_INSTRUCTION_
Copy exactly the lines that run from the top of the listing to the line containing "zorder=3, clip_on=False)", both ends included, and omit the pictures.

_DATA BLOCK_
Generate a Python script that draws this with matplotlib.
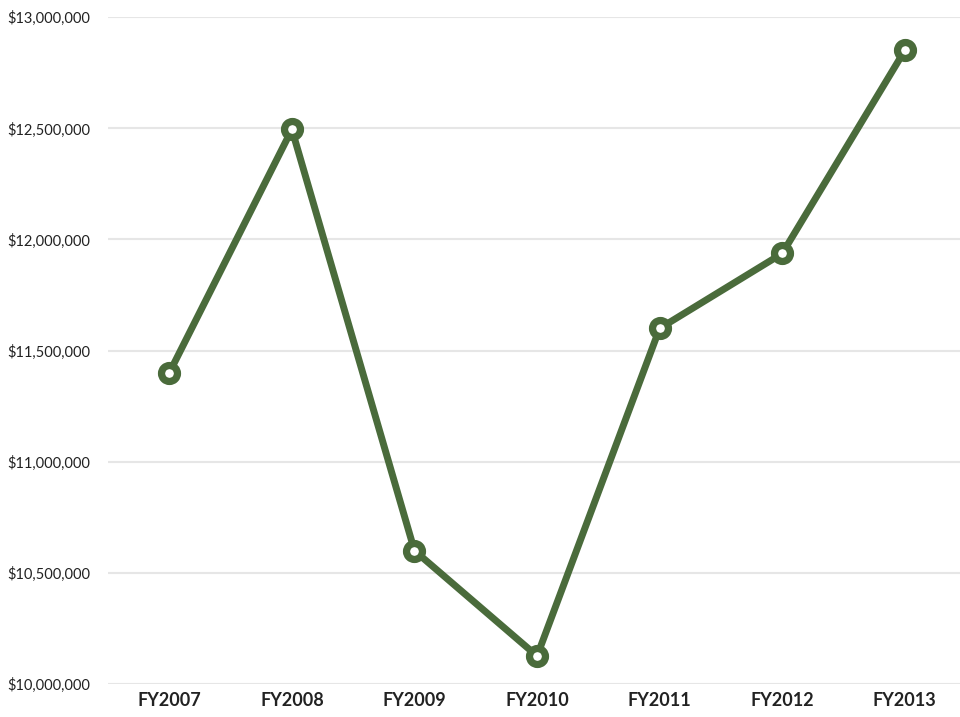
import matplotlib
matplotlib.use('Agg')
import matplotlib.pyplot as plt
from matplotlib.ticker import FuncFormatter

plt.rcParams['font.family'] = 'Lato'

years = ['FY2007', 'FY2008', 'FY2009', 'FY2010', 'FY2011', 'FY2012', 'FY2013']
revenue = [11400000, 12495000, 10600000, 10126000, 11600000, 11937000, 12851000]

green = '#4a6b3b'

fig = plt.figure(figsize=(9.6, 7.17), dpi=100)
ax = fig.add_axes([0.1125, 0.046, 0.8875, 0.930])

x = range(len(years))
ax.plot(x, revenue, color=green, linewidth=5, marker='o', markersize=11.5,
        markerfacecolor='white', markeredgecolor=green, markeredgewidth=5.2,
        zorder=3, clip_on=False)

ax.set_xlim(-0.5, 6.45)
ax.set_ylim(10000000, 13000000)
ax.set_yticks(range(10000000, 13000001, 500000))
ax.yaxis.set_major_formatter(FuncFormatter(lambda v, p: '${:,.0f}'.format(v)))
ax.set_xticks(list(x))
ax.set_xticklabels(years, fontsize=13, fontweight='bold', color='#222222')
ax.tick_params(axis='y', labelsize=10.5, colors='#222222', length=0, pad=13)
ax.tick_params(axis='x', length=0, pad=6)

ax.grid(axis='y', color='#e6e6e6', linewidth=1.5, zorder=0)
for s in ax.spines.values():
    s.set_visible(False)

fig.savefig('out.png', dpi=100)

_COMPLETED EXERCISE_
Generate a Python script that draws this with matplotlib.
import matplotlib
matplotlib.use('Agg')
import matplotlib.pyplot as plt
from matplotlib.ticker import FuncFormatter

plt.rcParams['font.family'] = 'Lato'

years = ['FY2007', 'FY2008', 'FY2009', 'FY2010', 'FY2011', 'FY2012', 'FY2013']
revenue = [11400000, 12495000, 10600000, 10126000, 11600000, 11937000, 12851000]

green = '#4a6b3b'

fig = plt.figure(figsize=(9.6, 7.17), dpi=100)
ax = fig.add_axes([0.1125, 0.046, 0.8875, 0.930])

x = range(len(years))
ax.plot(x, revenue, color=green, linewidth=5, marker='o', markersize=11.5,
        markerfacecolor='white', markeredgecolor=green, markeredgewidth=5.2,
        zorder=3, clip_on=False)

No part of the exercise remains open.